What a wonderful gift we give to ourselves when we act with authenticity. I think some of the hardest times we live through are when we are not being true to ourselves. If we are busy trying to be what someone else wants, we may end up creating an internal tension that causes discomfort and unhappiness. The older I get, the more I appreciate the good parts that I have and the parts of me that can use some improvements.

I am a single mom. My son is no longer a child. He’s all grown up and has been for awhile but I’m still his mom and still here to support and encourage him to the best of my ability. We touch base pretty much every single day and I will not apologize for maintaining a strong relationship.

I am emotional.

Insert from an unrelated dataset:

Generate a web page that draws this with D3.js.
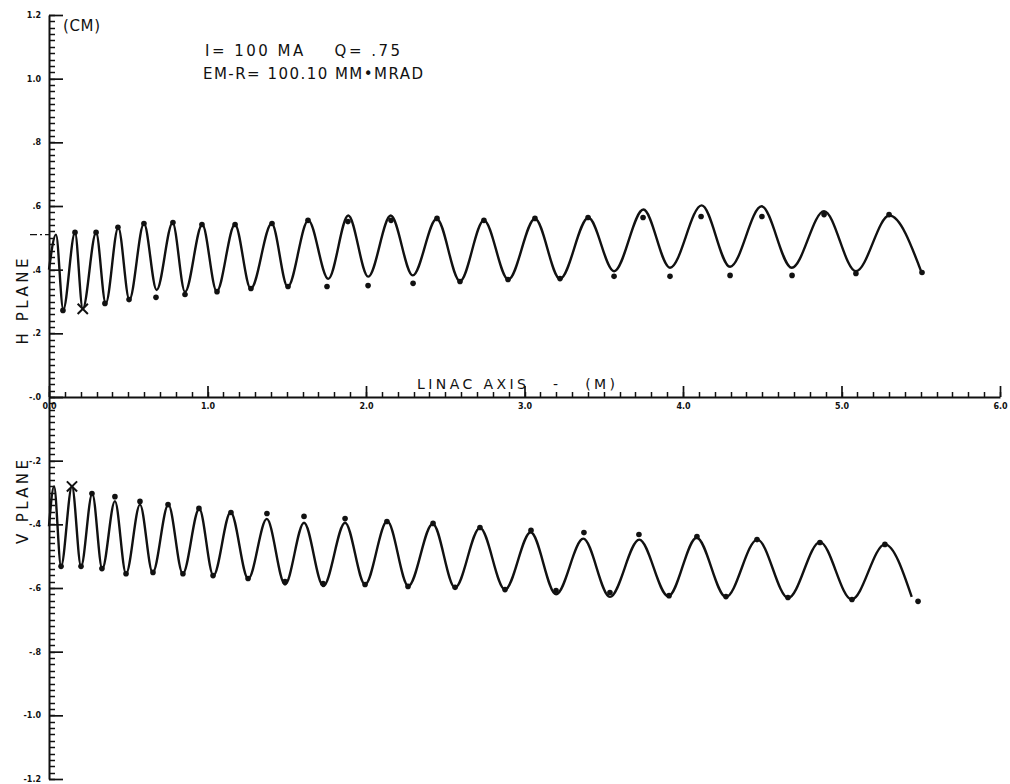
<!DOCTYPE html>
<html>
<head>
<meta charset="utf-8">
<script src="https://cdn.jsdelivr.net/npm/d3@7"></script>
<style>
  body { margin: 0; background: #fff; }
  svg  { display: block; }
  .txt { font-family: "DejaVu Sans", sans-serif; fill: #111; white-space: pre; }
  .tick text { font-family: "DejaVu Sans", sans-serif; font-size: 8px; font-weight: bold; fill: #111; }
</style>
</head>
<body>
<svg id="chart" width="1010" height="784"></svg>
<script>
// ------------------------------------------------------------------
// data (linac axis in m, envelope in cm)
// ------------------------------------------------------------------
const hCurve = [
  [0.00, 0.40], [0.044, 0.51], [0.090, 0.275], [0.164, 0.516], [0.213, 0.277],
  [0.297, 0.516], [0.358, 0.294], [0.437, 0.532], [0.507, 0.306], [0.599, 0.545],
  [0.679, 0.336], [0.780, 0.547], [0.858, 0.330], [0.967, 0.542], [1.058, 0.332],
  [1.173, 0.542], [1.273, 0.340], [1.405, 0.545], [1.506, 0.346], [1.636, 0.555],
  [1.762, 0.371], [1.888, 0.570], [2.014, 0.378], [2.156, 0.570], [2.295, 0.382],
  [2.446, 0.560], [2.593, 0.364], [2.744, 0.555], [2.898, 0.369], [3.066, 0.560],
  [3.224, 0.371], [3.403, 0.563], [3.565, 0.395], [3.750, 0.589], [3.918, 0.406],
  [4.118, 0.602], [4.297, 0.409], [4.496, 0.599], [4.686, 0.406], [4.890, 0.584],
  [5.091, 0.395], [5.302, 0.570], [5.506, 0.390]
];

const hDots = [
  [0.164, 0.517], [0.297, 0.517], [0.435, 0.533], [0.599, 0.545], [0.782, 0.548],
  [0.965, 0.542], [1.174, 0.542], [1.407, 0.545], [1.634, 0.555], [1.886, 0.551],
  [2.158, 0.555], [2.448, 0.561], [2.744, 0.555], [3.066, 0.561], [3.401, 0.564],
  [3.748, 0.564], [4.114, 0.567], [4.498, 0.567], [4.890, 0.573], [5.300, 0.573],
  [0.088, 0.272], [0.353, 0.294], [0.505, 0.306], [0.675, 0.313], [0.858, 0.322],
  [1.060, 0.331], [1.274, 0.341], [1.508, 0.347], [1.754, 0.347], [2.013, 0.350],
  [2.297, 0.357], [2.593, 0.363], [2.896, 0.369], [3.224, 0.372], [3.565, 0.379],
  [3.918, 0.379], [4.297, 0.382], [4.688, 0.382], [5.091, 0.388], [5.508, 0.391]
];

const vCurve = [
  [0.00, -0.406], [0.032, -0.281], [0.076, -0.532], [0.145, -0.281], [0.202, -0.532],
  [0.273, -0.303], [0.336, -0.540], [0.416, -0.327], [0.486, -0.555], [0.574, -0.338],
  [0.654, -0.552], [0.753, -0.338], [0.844, -0.555], [0.948, -0.351], [1.037, -0.561],
  [1.146, -0.362], [1.257, -0.571], [1.374, -0.383], [1.489, -0.589], [1.609, -0.395],
  [1.731, -0.594], [1.868, -0.395], [1.994, -0.589], [2.134, -0.390], [2.267, -0.594],
  [2.421, -0.398], [2.562, -0.599], [2.719, -0.411], [2.877, -0.605], [3.039, -0.425],
  [3.199, -0.620], [3.371, -0.445], [3.539, -0.628], [3.724, -0.448], [3.907, -0.626],
  [4.086, -0.442], [4.271, -0.628], [4.469, -0.448], [4.664, -0.631], [4.864, -0.456],
  [5.064, -0.636], [5.274, -0.463], [5.443, -0.628]
];

const vDots = [
  [0.271, -0.303], [0.416, -0.313], [0.574, -0.328], [0.751, -0.338], [0.946, -0.350],
  [1.148, -0.363], [1.375, -0.366], [1.609, -0.375], [1.868, -0.382], [2.132, -0.391],
  [2.423, -0.397], [2.719, -0.410], [3.041, -0.419], [3.375, -0.426], [3.722, -0.432],
  [4.088, -0.438], [4.467, -0.448], [4.864, -0.457], [5.274, -0.463],
  [0.076, -0.532], [0.202, -0.532], [0.334, -0.539], [0.486, -0.555], [0.656, -0.551],
  [0.845, -0.555], [1.035, -0.561], [1.256, -0.570], [1.489, -0.580], [1.729, -0.586],
  [1.994, -0.589], [2.265, -0.595], [2.562, -0.598], [2.877, -0.605], [3.199, -0.608],
  [3.539, -0.614], [3.912, -0.624], [4.271, -0.627], [4.662, -0.630], [5.066, -0.636],
  [5.483, -0.642]
];

// start points marked with an X
const crossMarks = [[0.213, 0.277], [0.145, -0.281]];

const yTicks      = [-1.2, -1.0, -0.8, -0.6, -0.4, -0.2, 0, 0.2, 0.4, 0.6, 0.8, 1.0, 1.2];
const yTickLabels = ["-1.2", "-1.0", "-.8", "-.6", "-.4", "-.2", "-.0", ".2", ".4", ".6", ".8", "1.0", "1.2"];
const xTicks      = [0, 1, 2, 3, 4, 5, 6];
const xTickLabels = ["0.0", "1.0", "2.0", "3.0", "4.0", "5.0", "6.0"];

// ------------------------------------------------------------------
// 1. scales
// ------------------------------------------------------------------
const svg = d3.select("#chart");
svg.append("rect").attr("width", 1010).attr("height", 784).attr("fill", "#fff");

const x = d3.scaleLinear().domain([0, 6]).range([49, 1000]);
const y = d3.scaleLinear().domain([-1.2, 1.2]).range([779, 15]);

// ------------------------------------------------------------------
// 2. axes (ticks point inward, labels outside)
// ------------------------------------------------------------------
const ink = g => g.selectAll("line, path").attr("stroke", "#111");

// minor ticks: every .02 cm on y, every .1 m on x
const yMinor = d3.range(-60, 61).map(i => i * 0.02);
const xMinor = d3.range(0, 61).map(i => i * 0.1);

svg.append("g")
   .selectAll("line")
   .data(yMinor)
   .join("line")
   .attr("x1", x(0)).attr("x2", x(0) + 6)
   .attr("y1", d => Math.round(y(d)) + 0.5).attr("y2", d => Math.round(y(d)) + 0.5)
   .attr("stroke", "#111").attr("stroke-width", 1.5);

svg.append("g")
   .selectAll("line")
   .data(xMinor)
   .join("line")
   .attr("x1", d => Math.round(x(d)) + 0.5).attr("x2", d => Math.round(x(d)) + 0.5)
   .attr("y1", y(0)).attr("y2", y(0) - 5)
   .attr("stroke", "#111").attr("stroke-width", 1.5);

svg.append("g")
   .attr("transform", `translate(${x(0)},0)`)
   .call(d3.axisLeft(y).tickValues(yTicks).tickSizeInner(-14).tickSizeOuter(0).tickPadding(8)
           .tickFormat((d, i) => yTickLabels[i]))
   .call(ink)
   .call(g => g.selectAll(".tick line").attr("stroke-width", 1.7))
   .call(g => g.select(".domain").attr("stroke-width", 2));

svg.append("g")
   .attr("transform", `translate(0,${y(0)})`)
   .call(d3.axisBottom(x).tickValues(xTicks).tickSizeInner(-11).tickSizeOuter(0).tickPadding(6)
           .tickFormat((d, i) => xTickLabels[i]))
   .call(ink)
   .call(g => g.selectAll(".tick line").attr("stroke-width", 1.7))
   .call(g => g.select(".domain").attr("stroke-width", 2));

// ------------------------------------------------------------------
// 3. envelopes + particle points
// ------------------------------------------------------------------
const line = d3.line()
  .x(d => x(d[0]))
  .y(d => y(d[1]))
  .curve(d3.curveMonotoneX);

[hCurve, vCurve].forEach(c => {
  svg.append("path")
     .datum(c)
     .attr("d", line)
     .attr("fill", "none")
     .attr("stroke", "#111")
     .attr("stroke-width", 2.4)
     .attr("stroke-linejoin", "round");
});

svg.append("g")
   .selectAll("circle")
   .data(hDots.concat(vDots))
   .join("circle")
   .attr("cx", d => x(d[0]))
   .attr("cy", d => y(d[1]))
   .attr("r", 2.8)
   .attr("fill", "#111");

const times = d3.symbol().type(d3.symbolTimes || d3.symbolCross).size(70);
svg.append("g")
   .selectAll("path")
   .data(crossMarks)
   .join("path")
   .attr("transform", d => `translate(${x(d[0])},${y(d[1])})`)
   .attr("d", times)
   .attr("fill", "none")
   .attr("stroke", "#111")
   .attr("stroke-width", 2);

// little dash-dot reference left of the axis
svg.append("line")
   .attr("x1", x(0) - 19).attr("x2", x(0))
   .attr("y1", y(0.51)).attr("y2", y(0.51))
   .attr("stroke", "#111").attr("stroke-width", 1.2)
   .attr("stroke-dasharray", "7,3,2,3");

// ------------------------------------------------------------------
// 4. texts
// ------------------------------------------------------------------
const txt = (s, tx, ty, size, len) =>
  svg.append("text").attr("class", "txt")
     .attr("x", tx).attr("y", ty)
     .attr("font-size", size)
     .attr("textLength", len).attr("lengthAdjust", "spacing")
     .text(s);

txt("(CM)", 63, 31, 15, 37);
txt("I= 100 MA    Q= .75", 205, 56, 15, 195);
txt("EM-R= 100.10 MM\u2022MRAD", 203, 79, 15, 220);
txt("LINAC AXIS   -   (M)", 417, 389, 14, 198);

svg.append("text").attr("class", "txt")
   .attr("transform", `translate(28,${y(0.3)}) rotate(-90)`)
   .attr("text-anchor", "middle")
   .attr("font-size", 15)
   .attr("textLength", 86).attr("lengthAdjust", "spacing")
   .text("H PLANE");

svg.append("text").attr("class", "txt")
   .attr("transform", `translate(28,${y(-0.33)}) rotate(-90)`)
   .attr("text-anchor", "middle")
   .attr("font-size", 15)
   .attr("textLength", 84).attr("lengthAdjust", "spacing")
   .text("V PLANE");
</script>
</body>
</html>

The horror of terrorism brings me to tears. The joy of love swells my heart. My soul is touched with a special peace when I’m at Mass. I am filled with feelings and hopes and dreams and tears, both happy and sad.

I am passionate about so many things. I love a debate and have no issue playing the devil’s advocate. It makes me think. It makes me look at things from different angles and perspectives.

I am musical. I may not play an instrument (although I took years of piano lessons and could still pick my way over the keys) and I might not have a talent for singing but I adore all kinds of music. I love it as background and I love to belt out the words as I dance around the room.

I am a true fan of my football team. They’ve had a few lousy years and I am unwilling to give up on them. That’s just me. I may criticize what I see on the field, but I stand up for them and continue to support them. If they try, then I’m willing to continue cheering. I consider them part of what makes me, me.

I am a reader. I always have numerous books on the go. I love being swept away by a good story. I don’t want to say goodbye to characters that I have come to love, when I reach the end of a book. I eagerly await new books by my favourite authors.

I laugh. A lot. I laugh at myself and it does not make me weak. I think it makes me strong because I am able to laugh at my faults while working to be better. Laughter is a gift, I believe.

I love writing. It turns out that the real me is a writer. Now, whether I get anywhere with it or am able to earn money from it is a different question. For now, it’s something that I need to do and that feeds a need within me.

The real me is enough. That’s one of the most important lessons I continue to learn as I grow older. I am enough.

I love to decorate, especially for autumn. I recently added this vase to my decor. I think it’s perfect with the pumpkins and lights.

I moved the tea trolley, with its freshly polished silver to the dining room. I think it’s a perfect placement!